La narration choisie par Margaret Stohl est un autre point délicat. Je serai mal inspiré de dénigrer sa décompression, étant donné que j'apprécie des scénaristes qui la pratiquent volontiers (Bendis, Straczynski...). Mais lorsqu'on sent des longueurs persistantes dans un format de cinq chapitres, c'est quand même embêtant. Une mini-série présente le même défi que la nouvelle littéraire : elle doit être dense et rythmée, apporter un nombre conséquent d'informations et aboutir à des réponses claires et percutantes. En tout cas, à moins de donner dans le contemplatif, pas question de gagner du temps.
Or, c'est justement ce qui m'exaspère chez Stohl, cette impression qu'elle n'a pas assez de matière pour son propos ou qu'elle réserve la meilleure part pour la toute fin. Mais enfin, quel pourrait être ce rebondissement qui rendrait soudain l'affaire palpitante ? Le cliffhanger de cet épisode est certes surprenant, inattendu, mais aussi un peu grotesque (un peu comme si Tante May se présentait à Peter Parker avec un costume d'araignée, révélant ainsi que Spider-Man descend d'une lignée).
Surtout, tout cela intervient au terme d'un épisode encore une fois très insistant sur le psychodrame de Carol. On pouvait reprocher à Bendis de ne pas avoir rendu très sympathique Captain Marvel avec Civil War II en la décrivant comme une héroïne autoritaire (autoritariste même) et entêtée jusqu'au dérapage. Mais Stohl en fait une espèce de bécasse quasi-amnésique (ou en tout cas ayant refoulé beaucoup d'épisodes de son enfance) et qui redécouvre sa vie avec stupéfaction, entre un frère revêche (dont le rétablissement miracle vaut à lui seul son pesant de cacahuètes : le voilà désormais bien conscient, en chaise roulante, un bandeau autour du crâne) et une mère ne cessant d'avouer qu'elle s'est comportée comme ci ou comme ça pour préserver les apparences, garder sa famille unie. Carol gobe tout ça avec une naïveté déconcertante et une indulgence incroyable, ne s'énervant jamais (alors qu'elle a souvent été écrite comme une femme de caractère).
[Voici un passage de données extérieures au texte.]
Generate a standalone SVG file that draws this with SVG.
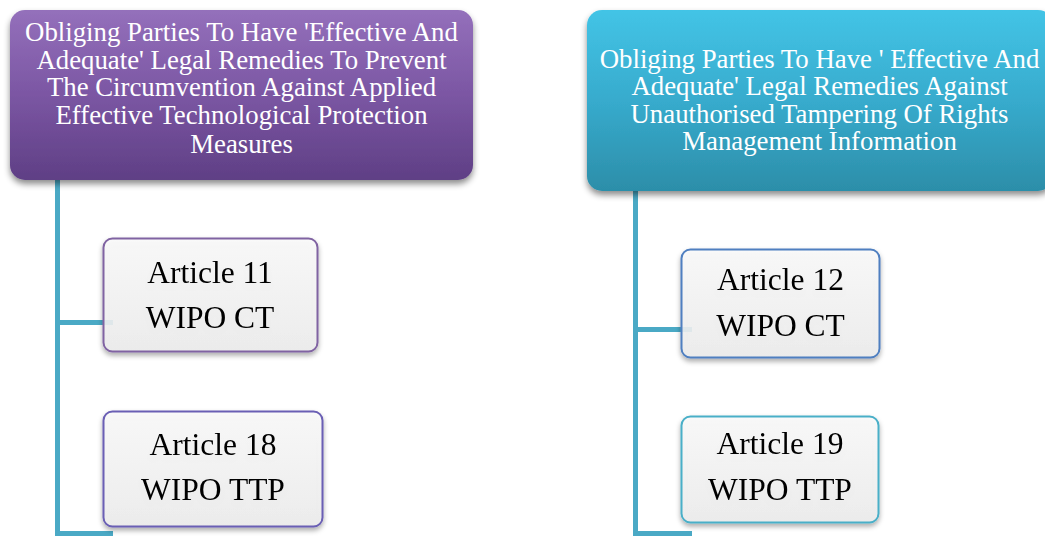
<svg xmlns="http://www.w3.org/2000/svg" width="1045" height="536" viewBox="0 0 1045 536">
<style>
.hdr{font-family:"Liberation Serif","Times New Roman",serif;font-size:26.8px;fill:#ffffff;text-anchor:middle}
.art{font-family:"Liberation Serif","Times New Roman",serif;font-size:31.5px;fill:#000000;text-anchor:middle}
.conn{stroke:#4aa9c5;stroke-width:5;fill:none}
.child{filter:url(#shadowS)}
</style>
<defs>
<linearGradient id="gPurple" x1="0" y1="0" x2="0" y2="1">
<stop offset="0" stop-color="#9470bb"/>
<stop offset="0.5" stop-color="#7b56a3"/>
<stop offset="1" stop-color="#5f3f85"/>
</linearGradient>
<linearGradient id="gTeal" x1="0" y1="0" x2="0" y2="1">
<stop offset="0" stop-color="#43c4e6"/>
<stop offset="0.5" stop-color="#37abcd"/>
<stop offset="1" stop-color="#2c8ea9"/>
</linearGradient>
<linearGradient id="gLight" x1="0" y1="0" x2="0" y2="1">
<stop offset="0" stop-color="#fbfbfb"/>
<stop offset="1" stop-color="#eeeeee"/>
</linearGradient>
<filter id="shadowL" x="-10%" y="-10%" width="120%" height="130%">
<feDropShadow dx="0" dy="4" stdDeviation="3" flood-color="#000" flood-opacity="0.45"/>
</filter>
<filter id="shadowS" x="-10%" y="-10%" width="120%" height="130%">
<feDropShadow dx="0" dy="3" stdDeviation="2.5" flood-color="#000" flood-opacity="0.35"/>
</filter>
</defs>
<g id="connectors">
<path class="conn" d="M57.5 180 V536 M57.5 322.5 H113 M57.5 533.5 H113"/>
<path class="conn" d="M635.5 191 V536 M635.5 329.5 H692 M635.5 533.5 H692"/>
</g>
<g id="header-left">
<rect x="10" y="10" width="463" height="170" rx="15" fill="url(#gPurple)" filter="url(#shadowL)"/>
<text class="hdr"><tspan x="241.5" y="41">Obliging Parties To Have 'Effective And</tspan><tspan x="241.5" y="68.7">Adequate' Legal Remedies To Prevent</tspan><tspan x="241.5" y="96.4">The Circumvention Against Applied</tspan><tspan x="241.5" y="124.1">Effective Technological Protection</tspan><tspan x="241.5" y="153">Measures</tspan></text>
</g>
<g id="header-right">
<rect x="587" y="10" width="466" height="181" rx="15" fill="url(#gTeal)" filter="url(#shadowL)"/>
<text class="hdr"><tspan x="819.5" y="67.5">Obliging Parties To Have ' Effective And</tspan><tspan x="819.5" y="95">Adequate' Legal Remedies Against</tspan><tspan x="819.5" y="122.5">Unauthorised Tampering Of Rights</tspan><tspan x="819.5" y="150">Management Information</tspan></text>
</g>
<g id="art11" class="child">
<rect x="103.5" y="238.5" width="214" height="113" rx="9" fill="url(#gLight)" fill-opacity="0.88" stroke="#8064a2" stroke-width="2"/>
<text class="art"><tspan x="210" y="283">Article 11</tspan><tspan x="210" y="328">WIPO CT</tspan></text>
</g>
<g id="art18" class="child">
<rect x="103.5" y="411.5" width="219" height="115" rx="9" fill="url(#gLight)" fill-opacity="0.88" stroke="#6a5fb4" stroke-width="2"/>
<text class="art"><tspan x="213" y="455">Article 18</tspan><tspan x="213" y="500">WIPO TTP</tspan></text>
</g>
<g id="art12" class="child">
<rect x="681.5" y="249.5" width="198" height="108" rx="9" fill="url(#gLight)" fill-opacity="0.88" stroke="#4f7fc0" stroke-width="2"/>
<text class="art"><tspan x="780.5" y="290">Article 12</tspan><tspan x="780.5" y="336">WIPO CT</tspan></text>
</g>
<g id="art19" class="child">
<rect x="681.5" y="416.5" width="197" height="106" rx="9" fill="url(#gLight)" fill-opacity="0.88" stroke="#4aafc8" stroke-width="2"/>
<text class="art"><tspan x="780" y="454">Article 19</tspan><tspan x="780" y="500">WIPO TTP</tspan></text>
</g>
</svg>
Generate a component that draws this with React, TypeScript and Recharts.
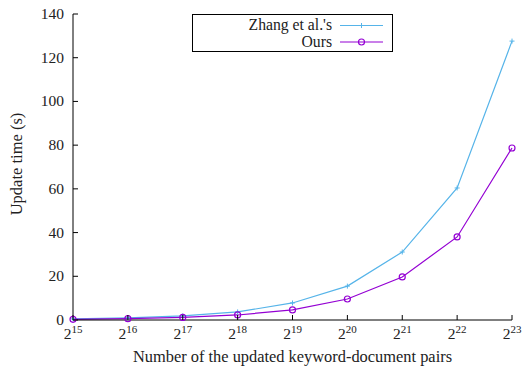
import React from 'react';
import { LineChart, Line, XAxis, YAxis, Label } from 'recharts';

const exponents = [15, 16, 17, 18, 19, 20, 21, 22, 23];
const zhangTimes = [0.5, 1.0, 1.9, 3.7, 7.8, 15.5, 31.1, 60.4, 127.6];
const oursTimes = [0.3, 0.6, 1.2, 2.3, 4.6, 9.6, 19.7, 38.0, 78.7];
const yTicks = [0, 20, 40, 60, 80, 100, 120, 140];
const seriesNames = ["Zhang et al.'s", 'Ours'];
const xTitle = 'Number of the updated keyword-document pairs';
const yTitle = 'Update time (s)';

const data = exponents.map((e, i) => ({ e, zhang: zhangTimes[i], ours: oursTimes[i] }));

const BLUE = '#56B4E9';
const PURPLE = '#9400D3';
const FONT = "'Liberation Serif', 'DejaVu Serif', serif";
const TS = { fontFamily: FONT };
const TICK = 5;
const TEXT = '#222';

const BottomTick = (p: any) => {
  const { x, y, payload } = p;
  return (
    <g>
      <line x1={x} y1={y} x2={x} y2={y - TICK} stroke="#000" strokeWidth={1} />
      <text x={x} y={y + 19} textAnchor="middle" style={TS} fontSize={15.5} fill={TEXT}>
        2<tspan dy={-6} fontSize={11}>{payload.value}</tspan>
      </text>
    </g>
  );
};

const TopTick = (p: any) => {
  const { x, y } = p;
  return <line x1={x} y1={y} x2={x} y2={y + TICK} stroke="#000" strokeWidth={1} />;
};

const LeftTick = (p: any) => {
  const { x, y, payload } = p;
  return (
    <g>
      <line x1={x} y1={y} x2={x + TICK} y2={y} stroke="#000" strokeWidth={1} />
      <text x={x - 9} y={y + 5} textAnchor="end" style={TS} fontSize={15.5} fill={TEXT}>
        {payload.value}
      </text>
    </g>
  );
};

const RightTick = (p: any) => {
  const { x, y } = p;
  return <line x1={x} y1={y} x2={x - TICK} y2={y} stroke="#000" strokeWidth={1} />;
};

const PlusDot = (p: any) => {
  const { cx, cy } = p;
  if (cx == null || cy == null) return null;
  return (
    <g>
      <line x1={cx - 2.5} y1={cy} x2={cx + 2.5} y2={cy} stroke={BLUE} strokeWidth={1} />
      <line x1={cx} y1={cy - 2.5} x2={cx} y2={cy + 2.5} stroke={BLUE} strokeWidth={1} />
    </g>
  );
};

const CircleDot = (p: any) => {
  const { cx, cy } = p;
  if (cx == null || cy == null) return null;
  return <circle cx={cx} cy={cy} r={3} fill="none" stroke={PURPLE} strokeWidth={1.2} />;
};

const LegendBox = () => (
  <svg width={201} height={38} style={{ display: 'block' }}>
    <rect x={0.5} y={0.5} width={200} height={37} fill="#fff" stroke="#000" strokeWidth={1} />
    <text x={140} y={16} textAnchor="end" style={TS} fontSize={15.7} fill={TEXT}>
      {seriesNames[0]}
    </text>
    <line x1={148} y1={11.5} x2={191} y2={11.5} stroke={BLUE} strokeWidth={1.2} />
    <line x1={167} y1={11.5} x2={172} y2={11.5} stroke={BLUE} strokeWidth={1} />
    <line x1={169.5} y1={9} x2={169.5} y2={14} stroke={BLUE} strokeWidth={1} />
    <text x={140} y={33} textAnchor="end" style={TS} fontSize={15.7} fill={TEXT}>
      {seriesNames[1]}
    </text>
    <line x1={148} y1={28} x2={191} y2={28} stroke={PURPLE} strokeWidth={1.2} />
    <circle cx={169.5} cy={28} r={3} fill="none" stroke={PURPLE} strokeWidth={1.2} />
  </svg>
);

export default function App() {
  return (
    <div style={{ position: 'absolute', left: 0, top: 0, width: 528, height: 372, background: '#fff' }}>
      <LineChart
        width={528}
        height={372}
        data={data}
        margin={{ top: 14, right: 16, bottom: 0, left: 0 }}
      >
        <XAxis
          xAxisId="b"
          dataKey="e"
          type="number"
          domain={[15, 23]}
          ticks={exponents}
          height={52}
          axisLine={{ stroke: '#000', strokeWidth: 1 }}
          tickLine={false}
          tickSize={0}
          tickMargin={0}
          tick={<BottomTick />}
          interval={0}
        >
          <Label
            content={() => (
              <text x={292.5} y={362} textAnchor="middle" style={TS} fontSize={16.4} fill={TEXT}>
                {xTitle}
              </text>
            )}
          />
        </XAxis>
        <XAxis
          xAxisId="t"
          orientation="top"
          dataKey="e"
          type="number"
          domain={[15, 23]}
          ticks={exponents}
          height={0}
          axisLine={{ stroke: '#000', strokeWidth: 1 }}
          tickLine={false}
          tickSize={0}
          tickMargin={0}
          tick={<TopTick />}
          interval={0}
        />
        <YAxis
          yAxisId="l"
          domain={[0, 140]}
          ticks={yTicks}
          width={73}
          axisLine={{ stroke: '#000', strokeWidth: 1 }}
          tickLine={false}
          tickSize={0}
          tickMargin={0}
          tick={<LeftTick />}
          interval={0}
        >
          <Label
            content={() => (
              <text
                x={22}
                y={164}
                transform="rotate(-90 22 164)"
                textAnchor="middle"
                style={TS}
                fontSize={16.5}
                fill={TEXT}
              >
                {yTitle}
              </text>
            )}
          />
        </YAxis>
        <YAxis
          yAxisId="r"
          orientation="right"
          domain={[0, 140]}
          ticks={yTicks}
          width={0}
          axisLine={{ stroke: '#000', strokeWidth: 1 }}
          tickLine={false}
          tickSize={0}
          tickMargin={0}
          tick={<RightTick />}
          interval={0}
        />
        <Line
          xAxisId="b"
          yAxisId="l"
          dataKey="zhang"
          name={seriesNames[0]}
          stroke={BLUE}
          strokeWidth={1.2}
          dot={<PlusDot />}
          isAnimationActive={false}
        />
        <Line
          xAxisId="b"
          yAxisId="l"
          dataKey="ours"
          name={seriesNames[1]}
          stroke={PURPLE}
          strokeWidth={1.2}
          dot={<CircleDot />}
          isAnimationActive={false}
        />
      </LineChart>
      <div style={{ position: 'absolute', left: 192, top: 14 }}>
        <LegendBox />
      </div>
    </div>
  );
}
Enfin, The Life of Captain Marvel devait aussi prouver au passage que Carol était bien l'héroïne la plus puissante de la Terre. La première bande-annonce du film Captain Marvel, qui sortira au Printemps 2019, diffusée depuis une semaine, insiste d'ailleurs beaucoup là-dessus (avec aussi en ligne de mire le duel attendu contre Thanos dans Avengers 4). Mais la mini-série n'offre aucune scène d'action - tout juste ce mois-ci quelque drones Kree et l'apparition à Harpswell, Maine, de la guerrière bleue comme avant-goût ! C'est frustrant pour se faire une idée...
Quand on se rappelle les confidences de Kelly Sue DeConnick, auteur du meilleur run de Captain Marvel, ces dernières années, qui avait révélé l'indifférence totale de Marvel pour promouvoir le titre quand elle l'écrivait (l'obligeant à en faire la pub sur les réseaux sociaux par elle-même), ça laisse rêveur. A l'époque, la série bénéficiait d'une scénariste attachée au personnage (et qui avait mis le pied à l'étrier de sa jeune consoeur Kelly Thompson sur la fin) et d'un excellent dessinateur (David Lopez, depuis investi dans un creator-owned en ligne sur PanelSyndicate, le site de Brian K. Vaughan et Marcos Martin), pour des épisodes plein d'humour, d'action... Tout le contraire de cette mini ampoulée, lente, sans queue ni tête.